• [EXERCISE MATERIAL]
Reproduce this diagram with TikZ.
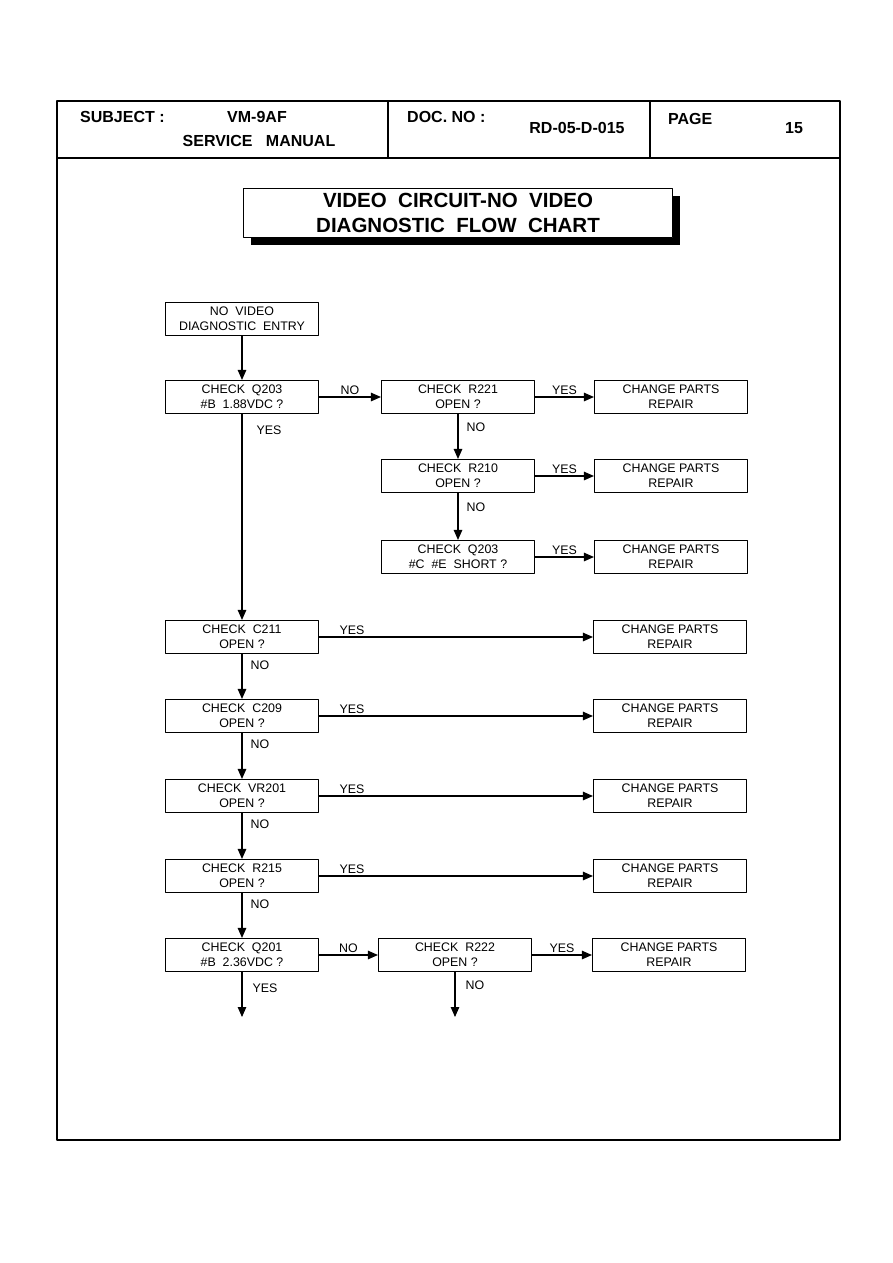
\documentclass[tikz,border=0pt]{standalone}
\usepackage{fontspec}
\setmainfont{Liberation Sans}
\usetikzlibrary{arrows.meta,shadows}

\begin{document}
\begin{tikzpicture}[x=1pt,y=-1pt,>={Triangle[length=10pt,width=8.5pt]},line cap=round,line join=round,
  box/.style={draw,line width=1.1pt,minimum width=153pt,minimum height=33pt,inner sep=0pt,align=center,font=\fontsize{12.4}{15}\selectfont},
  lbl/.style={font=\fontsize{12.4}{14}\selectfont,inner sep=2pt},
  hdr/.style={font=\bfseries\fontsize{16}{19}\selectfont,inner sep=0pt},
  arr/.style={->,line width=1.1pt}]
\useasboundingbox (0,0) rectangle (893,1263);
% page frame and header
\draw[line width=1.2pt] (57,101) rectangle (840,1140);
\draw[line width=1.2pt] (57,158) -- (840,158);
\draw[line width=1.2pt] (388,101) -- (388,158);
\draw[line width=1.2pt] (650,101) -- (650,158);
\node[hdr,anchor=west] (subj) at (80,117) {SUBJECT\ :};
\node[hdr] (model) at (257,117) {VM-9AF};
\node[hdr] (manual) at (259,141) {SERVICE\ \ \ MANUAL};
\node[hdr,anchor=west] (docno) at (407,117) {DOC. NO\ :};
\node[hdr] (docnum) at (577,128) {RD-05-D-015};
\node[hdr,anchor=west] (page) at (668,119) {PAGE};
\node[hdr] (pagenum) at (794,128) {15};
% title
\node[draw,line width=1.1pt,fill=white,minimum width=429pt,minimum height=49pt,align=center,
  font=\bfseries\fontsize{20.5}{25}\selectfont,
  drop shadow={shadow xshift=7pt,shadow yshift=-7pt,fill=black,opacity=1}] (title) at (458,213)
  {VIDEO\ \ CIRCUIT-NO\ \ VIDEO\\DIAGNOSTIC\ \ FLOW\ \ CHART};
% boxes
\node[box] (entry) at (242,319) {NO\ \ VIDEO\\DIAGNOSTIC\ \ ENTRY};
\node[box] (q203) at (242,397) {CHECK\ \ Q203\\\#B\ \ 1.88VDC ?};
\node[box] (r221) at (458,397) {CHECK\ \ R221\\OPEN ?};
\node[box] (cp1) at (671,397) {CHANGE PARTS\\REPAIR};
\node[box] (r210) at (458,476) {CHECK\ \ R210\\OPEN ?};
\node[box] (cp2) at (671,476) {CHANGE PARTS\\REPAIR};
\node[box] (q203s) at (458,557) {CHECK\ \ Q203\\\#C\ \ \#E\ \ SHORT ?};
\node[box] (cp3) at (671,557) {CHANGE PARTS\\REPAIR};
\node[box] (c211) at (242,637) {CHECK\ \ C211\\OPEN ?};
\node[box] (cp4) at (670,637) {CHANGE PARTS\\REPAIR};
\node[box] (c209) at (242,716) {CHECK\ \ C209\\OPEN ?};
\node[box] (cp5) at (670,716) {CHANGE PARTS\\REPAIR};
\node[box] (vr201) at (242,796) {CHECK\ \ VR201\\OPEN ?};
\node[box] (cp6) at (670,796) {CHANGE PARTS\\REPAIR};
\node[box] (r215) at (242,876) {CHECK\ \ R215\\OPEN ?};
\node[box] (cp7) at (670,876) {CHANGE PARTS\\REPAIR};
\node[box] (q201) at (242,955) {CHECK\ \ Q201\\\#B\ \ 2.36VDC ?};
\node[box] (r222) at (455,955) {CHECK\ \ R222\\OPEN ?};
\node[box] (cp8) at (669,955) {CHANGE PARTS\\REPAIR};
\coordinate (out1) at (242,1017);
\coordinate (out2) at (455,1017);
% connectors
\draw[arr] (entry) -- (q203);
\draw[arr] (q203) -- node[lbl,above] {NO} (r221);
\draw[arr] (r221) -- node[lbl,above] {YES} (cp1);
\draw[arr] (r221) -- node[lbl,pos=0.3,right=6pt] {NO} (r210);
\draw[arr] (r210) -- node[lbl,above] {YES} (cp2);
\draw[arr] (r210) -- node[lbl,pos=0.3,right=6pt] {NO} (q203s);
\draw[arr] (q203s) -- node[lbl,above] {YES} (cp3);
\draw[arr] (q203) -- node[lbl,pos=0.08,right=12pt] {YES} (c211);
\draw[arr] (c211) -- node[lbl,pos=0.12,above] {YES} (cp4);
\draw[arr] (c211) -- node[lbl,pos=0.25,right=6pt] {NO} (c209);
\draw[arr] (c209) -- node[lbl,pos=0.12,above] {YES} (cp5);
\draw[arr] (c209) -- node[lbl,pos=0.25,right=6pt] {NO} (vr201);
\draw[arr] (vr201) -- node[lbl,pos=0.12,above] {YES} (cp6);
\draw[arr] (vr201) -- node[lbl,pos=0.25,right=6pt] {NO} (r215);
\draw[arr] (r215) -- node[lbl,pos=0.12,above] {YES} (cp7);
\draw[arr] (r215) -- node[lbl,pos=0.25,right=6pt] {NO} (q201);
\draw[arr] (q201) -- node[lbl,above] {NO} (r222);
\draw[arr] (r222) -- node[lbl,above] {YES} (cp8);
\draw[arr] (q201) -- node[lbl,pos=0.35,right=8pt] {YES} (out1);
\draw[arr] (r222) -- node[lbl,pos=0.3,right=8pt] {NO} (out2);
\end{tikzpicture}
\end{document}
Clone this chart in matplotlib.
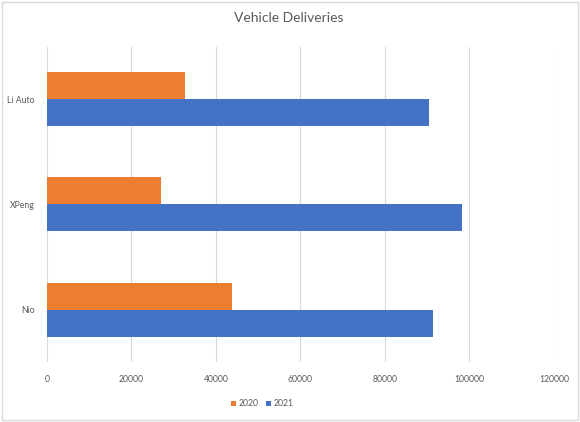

• [WRITTEN TASK] Each entry shown above must be quoted exactly, with its pictures left out.

• [ANSWER TO THIS TASK]
Reproduce this diagram with TikZ.
\documentclass[tikz,border=0pt]{standalone}
\usepackage{fontspec}
\setmainfont{Liberation Sans}
\usetikzlibrary{arrows.meta,shadows}

\begin{document}
\begin{tikzpicture}[x=1pt,y=-1pt,>={Triangle[length=10pt,width=8.5pt]},line cap=round,line join=round,
  box/.style={draw,line width=1.1pt,minimum width=153pt,minimum height=33pt,inner sep=0pt,align=center,font=\fontsize{12.4}{15}\selectfont},
  lbl/.style={font=\fontsize{12.4}{14}\selectfont,inner sep=2pt},
  hdr/.style={font=\bfseries\fontsize{16}{19}\selectfont,inner sep=0pt},
  arr/.style={->,line width=1.1pt}]
\useasboundingbox (0,0) rectangle (893,1263);
% page frame and header
\draw[line width=1.2pt] (57,101) rectangle (840,1140);
\draw[line width=1.2pt] (57,158) -- (840,158);
\draw[line width=1.2pt] (388,101) -- (388,158);
\draw[line width=1.2pt] (650,101) -- (650,158);
\node[hdr,anchor=west] (subj) at (80,117) {SUBJECT\ :};
\node[hdr] (model) at (257,117) {VM-9AF};
\node[hdr] (manual) at (259,141) {SERVICE\ \ \ MANUAL};
\node[hdr,anchor=west] (docno) at (407,117) {DOC. NO\ :};
\node[hdr] (docnum) at (577,128) {RD-05-D-015};
\node[hdr,anchor=west] (page) at (668,119) {PAGE};
\node[hdr] (pagenum) at (794,128) {15};
% title
\node[draw,line width=1.1pt,fill=white,minimum width=429pt,minimum height=49pt,align=center,
  font=\bfseries\fontsize{20.5}{25}\selectfont,
  drop shadow={shadow xshift=7pt,shadow yshift=-7pt,fill=black,opacity=1}] (title) at (458,213)
  {VIDEO\ \ CIRCUIT-NO\ \ VIDEO\\DIAGNOSTIC\ \ FLOW\ \ CHART};
% boxes
\node[box] (entry) at (242,319) {NO\ \ VIDEO\\DIAGNOSTIC\ \ ENTRY};
\node[box] (q203) at (242,397) {CHECK\ \ Q203\\\#B\ \ 1.88VDC ?};
\node[box] (r221) at (458,397) {CHECK\ \ R221\\OPEN ?};
\node[box] (cp1) at (671,397) {CHANGE PARTS\\REPAIR};
\node[box] (r210) at (458,476) {CHECK\ \ R210\\OPEN ?};
\node[box] (cp2) at (671,476) {CHANGE PARTS\\REPAIR};
\node[box] (q203s) at (458,557) {CHECK\ \ Q203\\\#C\ \ \#E\ \ SHORT ?};
\node[box] (cp3) at (671,557) {CHANGE PARTS\\REPAIR};
\node[box] (c211) at (242,637) {CHECK\ \ C211\\OPEN ?};
\node[box] (cp4) at (670,637) {CHANGE PARTS\\REPAIR};
\node[box] (c209) at (242,716) {CHECK\ \ C209\\OPEN ?};
\node[box] (cp5) at (670,716) {CHANGE PARTS\\REPAIR};
\node[box] (vr201) at (242,796) {CHECK\ \ VR201\\OPEN ?};
\node[box] (cp6) at (670,796) {CHANGE PARTS\\REPAIR};
\node[box] (r215) at (242,876) {CHECK\ \ R215\\OPEN ?};
\node[box] (cp7) at (670,876) {CHANGE PARTS\\REPAIR};
\node[box] (q201) at (242,955) {CHECK\ \ Q201\\\#B\ \ 2.36VDC ?};
\node[box] (r222) at (455,955) {CHECK\ \ R222\\OPEN ?};
\node[box] (cp8) at (669,955) {CHANGE PARTS\\REPAIR};
\coordinate (out1) at (242,1017);
\coordinate (out2) at (455,1017);
% connectors
\draw[arr] (entry) -- (q203);
\draw[arr] (q203) -- node[lbl,above] {NO} (r221);
\draw[arr] (r221) -- node[lbl,above] {YES} (cp1);
\draw[arr] (r221) -- node[lbl,pos=0.3,right=6pt] {NO} (r210);
\draw[arr] (r210) -- node[lbl,above] {YES} (cp2);
\draw[arr] (r210) -- node[lbl,pos=0.3,right=6pt] {NO} (q203s);
\draw[arr] (q203s) -- node[lbl,above] {YES} (cp3);
\draw[arr] (q203) -- node[lbl,pos=0.08,right=12pt] {YES} (c211);
\draw[arr] (c211) -- node[lbl,pos=0.12,above] {YES} (cp4);
\draw[arr] (c211) -- node[lbl,pos=0.25,right=6pt] {NO} (c209);
\draw[arr] (c209) -- node[lbl,pos=0.12,above] {YES} (cp5);
\draw[arr] (c209) -- node[lbl,pos=0.25,right=6pt] {NO} (vr201);
\draw[arr] (vr201) -- node[lbl,pos=0.12,above] {YES} (cp6);
\draw[arr] (vr201) -- node[lbl,pos=0.25,right=6pt] {NO} (r215);
\draw[arr] (r215) -- node[lbl,pos=0.12,above] {YES} (cp7);
\draw[arr] (r215) -- node[lbl,pos=0.25,right=6pt] {NO} (q201);
\draw[arr] (q201) -- node[lbl,above] {NO} (r222);
\draw[arr] (r222) -- node[lbl,above] {YES} (cp8);
\draw[arr] (q201) -- node[lbl,pos=0.35,right=8pt] {YES} (out1);
\draw[arr] (r222) -- node[lbl,pos=0.3,right=8pt] {NO} (out2);
\end{tikzpicture}
\end{document}
Clone this chart in matplotlib.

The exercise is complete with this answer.